In the Release, the CFTC clarifies that eligible affiliate counterparties that are eligible to comply with either of the two alternative compliance frameworks set forth above and choose to pay and collect variation margin daily on either all of their inter-affiliate swaps or all of their third-party swaps will have flexibility in tailoring their daily variation margin arrangements, including with respect to establishing appropriate prices for purposes of marking to market and threshold levels at which margin will be settled. In the Release, the CFTC notes that, notwithstanding these alternative compliance frameworks, the CFTC believes that the requirement that eligible affiliates clear swaps entered into with unaffiliated counterparties is the most appropriate method in which to prevent evasion of the clearing requirement and to help protect the U.S. financial markets and encourages all eligible affiliate counterparties to clear such swaps on a voluntary basis in order to best mitigate risks.

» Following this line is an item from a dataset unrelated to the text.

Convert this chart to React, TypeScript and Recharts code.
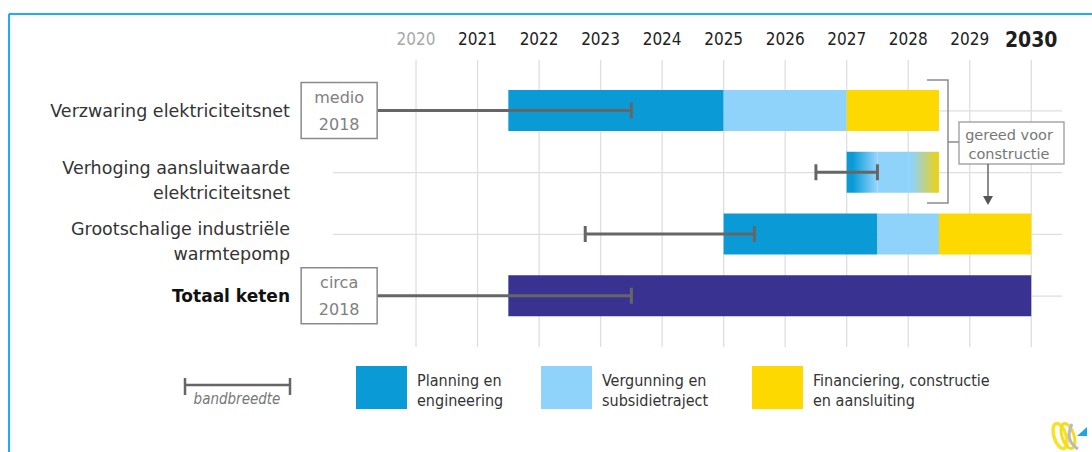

Notably, the CFTC declined to limit the outward-facing swaps condition or the alternative compliance frameworks described above to SDs and MSPs, noting that the mandatory clearing requirement of section 2(h)(1)(A) of the CEA applies to all market participants not able to elect an exception under section 2(h)(7) of the CEA, not just to SDs and MSPs.

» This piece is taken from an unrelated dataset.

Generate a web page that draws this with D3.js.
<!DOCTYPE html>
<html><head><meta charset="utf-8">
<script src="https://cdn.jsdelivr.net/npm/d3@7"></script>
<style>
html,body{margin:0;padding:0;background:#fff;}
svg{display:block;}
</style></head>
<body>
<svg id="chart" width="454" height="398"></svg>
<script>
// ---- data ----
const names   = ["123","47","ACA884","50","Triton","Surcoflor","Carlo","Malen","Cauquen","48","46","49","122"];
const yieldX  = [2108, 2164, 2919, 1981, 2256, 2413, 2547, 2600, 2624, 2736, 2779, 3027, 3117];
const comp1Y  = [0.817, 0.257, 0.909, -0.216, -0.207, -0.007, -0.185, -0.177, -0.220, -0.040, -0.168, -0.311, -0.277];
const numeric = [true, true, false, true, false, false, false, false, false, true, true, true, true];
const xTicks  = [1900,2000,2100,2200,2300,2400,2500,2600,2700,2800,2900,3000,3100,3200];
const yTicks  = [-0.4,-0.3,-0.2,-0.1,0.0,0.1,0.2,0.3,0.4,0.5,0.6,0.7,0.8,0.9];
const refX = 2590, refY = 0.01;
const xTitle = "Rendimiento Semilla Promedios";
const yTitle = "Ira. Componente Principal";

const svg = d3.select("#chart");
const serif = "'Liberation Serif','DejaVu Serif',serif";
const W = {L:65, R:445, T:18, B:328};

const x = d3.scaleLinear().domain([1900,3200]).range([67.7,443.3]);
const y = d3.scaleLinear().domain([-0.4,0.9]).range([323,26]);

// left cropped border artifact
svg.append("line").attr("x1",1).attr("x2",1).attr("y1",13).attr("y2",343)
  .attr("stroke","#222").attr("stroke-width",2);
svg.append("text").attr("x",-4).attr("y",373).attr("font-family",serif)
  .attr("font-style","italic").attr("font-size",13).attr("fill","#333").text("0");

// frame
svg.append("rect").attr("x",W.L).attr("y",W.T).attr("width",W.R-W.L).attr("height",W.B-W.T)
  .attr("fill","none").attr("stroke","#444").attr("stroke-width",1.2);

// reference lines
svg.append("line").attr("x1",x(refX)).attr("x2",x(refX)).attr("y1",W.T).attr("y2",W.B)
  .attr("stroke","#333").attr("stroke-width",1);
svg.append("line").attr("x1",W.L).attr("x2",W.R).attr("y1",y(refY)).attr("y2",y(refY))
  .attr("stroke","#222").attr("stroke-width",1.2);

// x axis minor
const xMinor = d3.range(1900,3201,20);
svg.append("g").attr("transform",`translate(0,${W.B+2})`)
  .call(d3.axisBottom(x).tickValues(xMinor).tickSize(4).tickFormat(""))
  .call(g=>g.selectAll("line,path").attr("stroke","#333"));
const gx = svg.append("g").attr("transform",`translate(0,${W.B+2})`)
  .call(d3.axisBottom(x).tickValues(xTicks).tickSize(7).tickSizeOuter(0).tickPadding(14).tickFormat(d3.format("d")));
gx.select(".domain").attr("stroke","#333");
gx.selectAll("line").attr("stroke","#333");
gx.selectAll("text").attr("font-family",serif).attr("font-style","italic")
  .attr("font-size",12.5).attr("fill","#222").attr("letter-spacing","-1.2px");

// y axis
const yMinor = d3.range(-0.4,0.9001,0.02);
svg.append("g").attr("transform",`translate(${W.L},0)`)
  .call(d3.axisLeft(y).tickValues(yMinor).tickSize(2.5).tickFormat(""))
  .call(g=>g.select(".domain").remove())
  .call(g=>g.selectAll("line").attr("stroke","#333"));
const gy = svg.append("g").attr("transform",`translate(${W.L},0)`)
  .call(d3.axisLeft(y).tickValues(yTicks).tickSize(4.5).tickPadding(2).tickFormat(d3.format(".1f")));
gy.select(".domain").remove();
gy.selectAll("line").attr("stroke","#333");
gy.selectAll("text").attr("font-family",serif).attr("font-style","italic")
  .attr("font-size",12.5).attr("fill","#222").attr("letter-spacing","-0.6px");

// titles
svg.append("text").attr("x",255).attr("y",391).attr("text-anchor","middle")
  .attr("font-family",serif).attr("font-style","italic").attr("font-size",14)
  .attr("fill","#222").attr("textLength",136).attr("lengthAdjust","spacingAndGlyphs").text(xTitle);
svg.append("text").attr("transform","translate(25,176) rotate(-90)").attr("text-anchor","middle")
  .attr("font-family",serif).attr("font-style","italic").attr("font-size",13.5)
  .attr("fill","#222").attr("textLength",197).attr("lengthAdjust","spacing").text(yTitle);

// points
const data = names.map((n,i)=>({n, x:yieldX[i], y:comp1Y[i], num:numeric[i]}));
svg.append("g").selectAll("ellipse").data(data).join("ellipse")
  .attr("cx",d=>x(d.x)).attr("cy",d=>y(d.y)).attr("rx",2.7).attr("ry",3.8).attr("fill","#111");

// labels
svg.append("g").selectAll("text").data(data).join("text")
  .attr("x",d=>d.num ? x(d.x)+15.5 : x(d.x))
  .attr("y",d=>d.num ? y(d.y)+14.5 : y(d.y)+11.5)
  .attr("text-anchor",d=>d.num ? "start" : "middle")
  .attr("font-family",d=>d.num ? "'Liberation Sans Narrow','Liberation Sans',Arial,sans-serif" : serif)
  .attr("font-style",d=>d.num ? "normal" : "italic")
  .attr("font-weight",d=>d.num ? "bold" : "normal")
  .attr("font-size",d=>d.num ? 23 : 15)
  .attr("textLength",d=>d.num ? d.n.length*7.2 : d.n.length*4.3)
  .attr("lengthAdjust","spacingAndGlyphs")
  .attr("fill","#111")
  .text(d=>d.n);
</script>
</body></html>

SATISFACTION OF ADDITIONAL REPORTING REQUIREMENTS

Pursuant to the swap data reporting requirements under the CEA, one of the counterparties to an uncleared swap must report swap data to a Swap Data Repository (“SDR”) or to the CFTC if no SDR will accept such information. Under the Final Rules, where the inter-affiliate clearing exemption is elected, the reporting counterparty to such a swap (determined in accordance with section 45.8) must provide an SDR, or the CFTC if no SDR is available to receive such information, the following:

  • Transaction Specific Information”: confirmation that both eligible affiliate counterparties to the swap are electing not to clear the swap and each counterparty satisfies the Clearing Conditions applicable to it;
  • Creditworthiness Information”: a description of the manner in which each counterparty generally meets its financial obligations associated with uncleared swaps by identifying one or more of the following categories, as applicable:
    • a written credit support agreement;
    • pledged or segregated assets (including posting or receiving margin pursuant to a credit support agreement or otherwise);
    • a written guaranty from another party;
    • the electing counterparty’s available financial resources; or
    • any other means.
  • SEC Filer Additional Information”: if a counterparty to such a swap is an issuer of securities registered under section 12, or is required to file reports under section 15(d), of the Securities Exchange Act of 1934 (such counterparty, an “SEC Filer”), the SEC Filer must provide:
    • its SEC Central Index Key number; and
    • an acknowledgement that an appropriate committee of the board of directors (or equivalent body) of the SEC Filer has reviewed and approved the decision to enter into swaps that are exempt from the clearing requirement, under section 2(h)(1) of the CEA, and the requirement that covered swaps be executed on a designated contract market or swap execution facility, under section 2(h)(8) of the CEA.

While the Transaction Specific Information as described above must be provided on a swap-by-swap basis, the Creditworthiness Information and the SEC Filer Additional Information may be provided either on a swap-by-swap basis or in an annual filing in anticipation of electing this inter-affiliate clearing exemption for a swap or a group of swaps. Throughout the 365-day period following such an annual filing, the affiliate would only be required to amend the information as necessary to reflect any material changes to the reported information.